Picking review. Use the roll pick method, grasping the apple in the palm of your hand and rolling it backwards. Avoid squeezing apples or pulling them from the trees. Place apples in your picking bucket so the backs of your hands provide a cushion against fruit already in the bucket. Do not pick up dropped fruit. When transferring apples to a bin move your bucket over the bin in one fluid motion and release the apples gently. Make sure to remove any debris or excess leaves. Fill your bin but do not over fill and remember bruising cost both you and your employer money. Spot picking.
In some cases your employer may ask you to spot pick certain varieties or trees. Spot picking is a process of removing only the ripest or most colored apples from the tree leaving the others to be harvested at a later time.
Your supervisor will instruct you on which happens to pick and which apples to leave. It is important to use both your eyes and hands when spot picking to select the apples that are ready to be harvested. In general when spot picking, select apples that are highly colored and leave those that are still green.
Always inspect the backside of apples to make sure that both sides are fully colored before picking. Remember, when spot picking to always follow the instructions of your supervisor to ensure that only the proper fruit is picked. Spot picking review. Spot picking is a process of removing only the ripest or most colored fruit from the tree and leaving the others to be harvested at a later time.
Always check that apples are fully colored on both sides before picking and follow the instructions of your supervisor to ensure that only the proper fruit is picked. Hauling.
Once a bin is full, it will need to be removed from the orchard. Remember that bins should be filled level full to allow for stacking. Tractors equipped with fork lifts will hall the bins out of the orchard. You may be asked by your employer to operate a tractor during the harvest season. Always check to make sure that bystanders are safely out of the way when operating a tractor. Slide the forks of the tractor under the bins slowly and gently. Make sure the bin is square to the tractor and securely on the fork before driving. Slowly raise the bin to a safe height for transportation. Drive cautiously avoiding bumps and pot holes. If you can see apple's moving in the bin, they are probably being bruised. Full bins should be hauled to the designated loading pads as assigned by your employer. Once at the loading pad, bins will need to be stacked to make room for more fruit coming from the orchard.

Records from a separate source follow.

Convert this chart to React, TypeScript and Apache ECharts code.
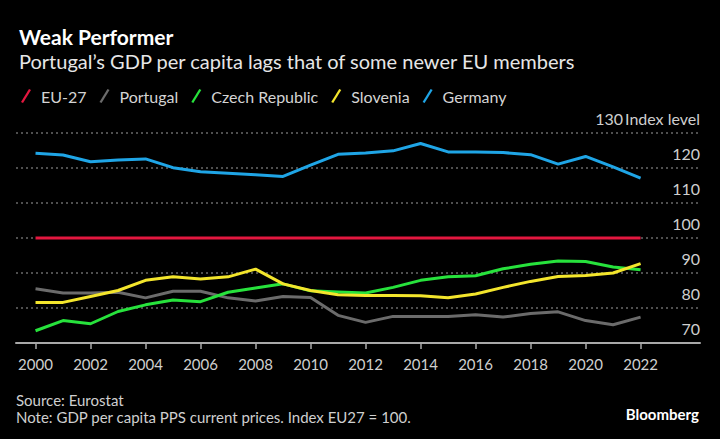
import React, { useEffect, useRef } from "react";
import * as echarts from "echarts";

const years = [2000, 2001, 2002, 2003, 2004, 2005, 2006, 2007, 2008, 2009, 2010, 2011, 2012, 2013, 2014, 2015, 2016, 2017, 2018, 2019, 2020, 2021, 2022];
const eu27 = [100, 100, 100, 100, 100, 100, 100, 100, 100, 100, 100, 100, 100, 100, 100, 100, 100, 100, 100, 100, 100, 100, 100];
const portugal = [85.5, 84.3, 84.3, 84.5, 82.9, 84.8, 84.8, 82.9, 82.0, 83.3, 83.0, 77.9, 75.9, 77.6, 77.6, 77.6, 78.1, 77.4, 78.4, 78.9, 76.4, 75.2, 77.4];
const czech = [73.5, 76.4, 75.5, 79.0, 80.9, 82.3, 81.8, 84.5, 85.7, 86.9, 84.9, 84.6, 84.3, 85.9, 87.9, 88.9, 89.2, 91.2, 92.5, 93.4, 93.3, 91.7, 90.9];
const slovenia = [81.6, 81.6, 83.3, 85.0, 87.9, 88.9, 88.3, 88.9, 91.1, 86.9, 85.0, 83.8, 83.6, 83.6, 83.5, 82.9, 84.0, 85.9, 87.6, 89.0, 89.3, 90.0, 92.7];
const germany = [124.2, 123.7, 121.8, 122.3, 122.6, 120.1, 118.9, 118.5, 118.1, 117.6, 120.8, 123.9, 124.3, 124.9, 127.0, 124.6, 124.6, 124.4, 123.8, 121.1, 123.3, 120.3, 117.1];
const xTickValues = [2000, 2002, 2004, 2006, 2008, 2010, 2012, 2014, 2016, 2018, 2020, 2022];

const seriesNames = ["EU-27", "Portugal", "Czech Republic", "Slovenia", "Germany"];
const seriesData = [eu27, portugal, czech, slovenia, germany];
const seriesColors = ["#e3173f", "#6b6b6b", "#27e23c", "#f3e52c", "#1fa5e6"];

const FONT = "Lato, 'Noto Sans', sans-serif";

export default function App() {
  const ref = useRef<HTMLDivElement>(null);
  useEffect(() => {
    if (!ref.current) return;
    const chart = echarts.init(ref.current, null, { renderer: "svg" });
    const icon = "path://M8,0 L10,1 L2,14 L0,13 Z";
    chart.setOption({
      animation: false,
      backgroundColor: "#000",
      textStyle: { fontFamily: FONT },
      title: {
        text: "Weak Performer",
        subtext: "Portugal\u2019s GDP per capita lags that of some newer EU members",
        left: 14,
        top: 21,
        itemGap: 4,
        textStyle: { color: "#fff", fontSize: 21, fontWeight: "bold", fontFamily: FONT },
        subtextStyle: { color: "#e6e6e6", fontSize: 20, fontFamily: FONT },
      },
      legend: {
        left: 16,
        top: 83,
        itemWidth: 10,
        itemHeight: 14,
        itemGap: 13,
        icon,
        textStyle: { color: "#d4d4d4", fontSize: 16, fontFamily: FONT, padding: [0, 0, 0, 5] },
        data: seriesNames.map((n) => ({ name: n, icon })),
      },
      grid: { left: 16, right: 20, top: 133, bottom: 96, containLabel: false },
      xAxis: {
        type: "value",
        min: 1999.29,
        max: 2024.16,
        axisLine: { show: true, lineStyle: { color: "#a8a8a8", width: 2 } },
        axisTick: { show: true, length: 6, lineStyle: { color: "#a8a8a8", width: 1.5 }, customValues: xTickValues },
        axisLabel: {
          color: "#cfcfcf",
          fontSize: 15,
          margin: 13,
          customValues: xTickValues,
          formatter: (v: number) => String(v),
        },
        splitLine: { show: false },
      },
      yAxis: {
        type: "value",
        position: "right",
        min: 70,
        max: 130,
        interval: 10,
        axisLine: { show: false },
        axisTick: { show: false },
        axisLabel: {
          inside: true,
          margin: 0,
          color: "#cfcfcf",
          fontSize: 16,
          verticalAlign: "bottom",
          padding: [0, 0, 7, 0],
          formatter: (v: number) => (v === 130 ? "130\u2009Index level" : String(v)),
        },
        splitLine: { show: true, lineStyle: { color: "#6a6a6a", type: [2, 3], width: 1.5 } },
      },
      series: seriesNames.map((name, i) => ({
        name,
        type: "line",
        data: years.map((y, j) => [y, seriesData[i][j]]),
        showSymbol: false,
        symbol: "none",
        lineStyle: { color: seriesColors[i], width: 3 },
        itemStyle: { color: seriesColors[i] },
        z: 2 + i,
      })),
      graphic: [
        {
          type: "text",
          left: 16,
          top: 392,
          style: { text: "Source: Eurostat", fill: "#cfcfcf", fontSize: 15, fontFamily: FONT },
        },
        {
          type: "text",
          left: 16,
          top: 409,
          style: { text: "Note: GDP per capita PPS current prices. Index EU27 = 100.", fill: "#cfcfcf", fontSize: 15, fontFamily: FONT },
        },
        {
          type: "text",
          right: 21,
          top: 406,
          style: { text: "Bloomberg", fill: "#fff", fontSize: 15, fontWeight: "bold", fontFamily: FONT },
        },
      ],
    });
    return () => chart.dispose();
  }, []);
  return <div ref={ref} style={{ position: "fixed", left: 0, top: 0, width: 720, height: 439 }} />;
}
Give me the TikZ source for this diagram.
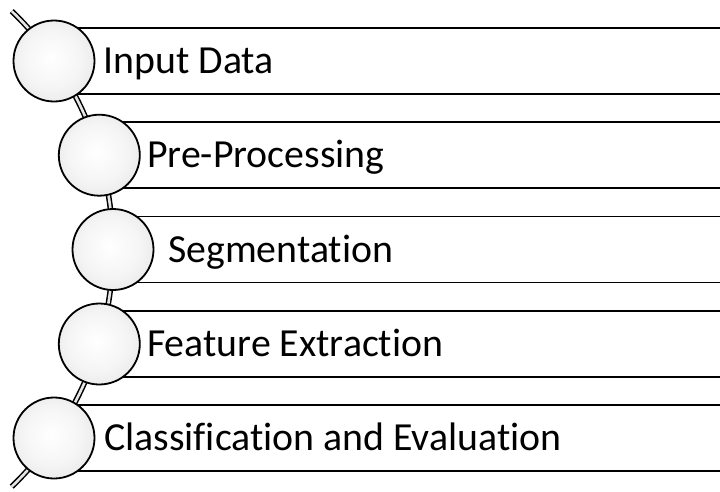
\documentclass[tikz,border=0pt]{standalone}
\usepackage{fontspec}
\setmainfont{Carlito}[Ligatures={NoCommon}]
% sphere-like fill for the step markers
\pgfdeclareradialshading{orb}{\pgfpoint{-2bp}{2bp}}{%
  color(0bp)=(white); color(18bp)=(white!96!black); color(30bp)=(white!91!black);
  color(39bp)=(white!80!black); color(45bp)=(white!62!black); color(50bp)=(white!35!black)}
\tikzset{
  orb/.style={circle, minimum size=81pt, inner sep=0pt, draw=black, line width=1.8pt, shading=orb},
  band/.style={draw=black, line width=1.9pt},
  steptext/.style={anchor=base west, inner sep=0pt, font=\fontsize{39.8}{47}\selectfont},
  spine/.style={draw=black, line width=1.5pt, double=white!90!black, double distance=2.6pt},
}
\begin{document}
\begin{tikzpicture}[x=1pt, y=1pt]
  \useasboundingbox (0,0) rectangle (720,-491);
  % curved spine through the markers
  \coordinate (spinetop) at (11.7,-11.1);
  \draw[spine] (spinetop) arc[start angle=46.1, end angle=-46.1, radius=330];
  % marker positions along the spine
  \coordinate (p1) at (54,-61);
  \coordinate (p2) at (99.3,-155.2);
  \coordinate (p3) at (113,-249.5);
  \coordinate (p4) at (99.3,-344);
  \coordinate (p5) at (54,-438);
  % list bands
  \foreach \i in {1,...,5}{
    \draw[band] ([yshift=33pt]p\i) -- ([yshift=33pt]p\i -| 725,0);
    \draw[band] ([yshift=-33pt]p\i) -- ([yshift=-33pt]p\i -| 725,0);
  }
  % markers
  \node[orb] (c1) at (p1) {};
  \node[orb] (c2) at (p2) {};
  \node[orb] (c3) at (p3) {};
  \node[orb] (c4) at (p4) {};
  \node[orb] (c5) at (p5) {};
  % step labels
  \node[steptext] (t1) at (103.5,-73.6) {Input Data};
  \node[steptext] (t2) at (147,-167.8) {Pre-Processing};
  \node[steptext] (t3) at (168,-262.1) {Segmentation};
  \node[steptext] (t4) at (147,-356.6) {Feature Extraction};
  \node[steptext] (t5) at (104,-450.6) {Classification and Evaluation};
\end{tikzpicture}
\end{document}
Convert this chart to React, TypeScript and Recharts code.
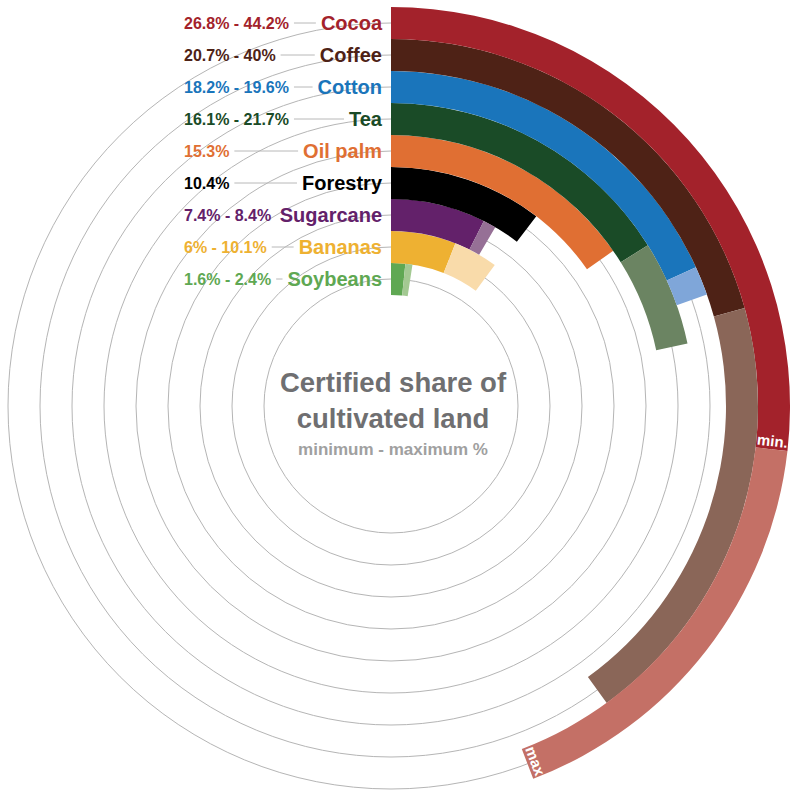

When stacking, drive slowly, avoid rough ground, and make sure that bins are stacked squarely to prevent cut fruit and bruising.
Bins should be level full before they are removed from the orchard.
Place tractor forks under the bin slowly and gently. When transporting bins through the orchard, drive cautiously, avoid potholes, bumps, or rough ground. Stack bins squarely at the loading pad, to make room for more fruit coming from the orchard.
The apple harvest season is a critical time of year for your employer. An entire years worth of work can be destroyed by a few minutes of careless picking. Don't be a careless picker. Your employer appreciates your hard work and dedication. By working together your efforts contribute to a successful harvest.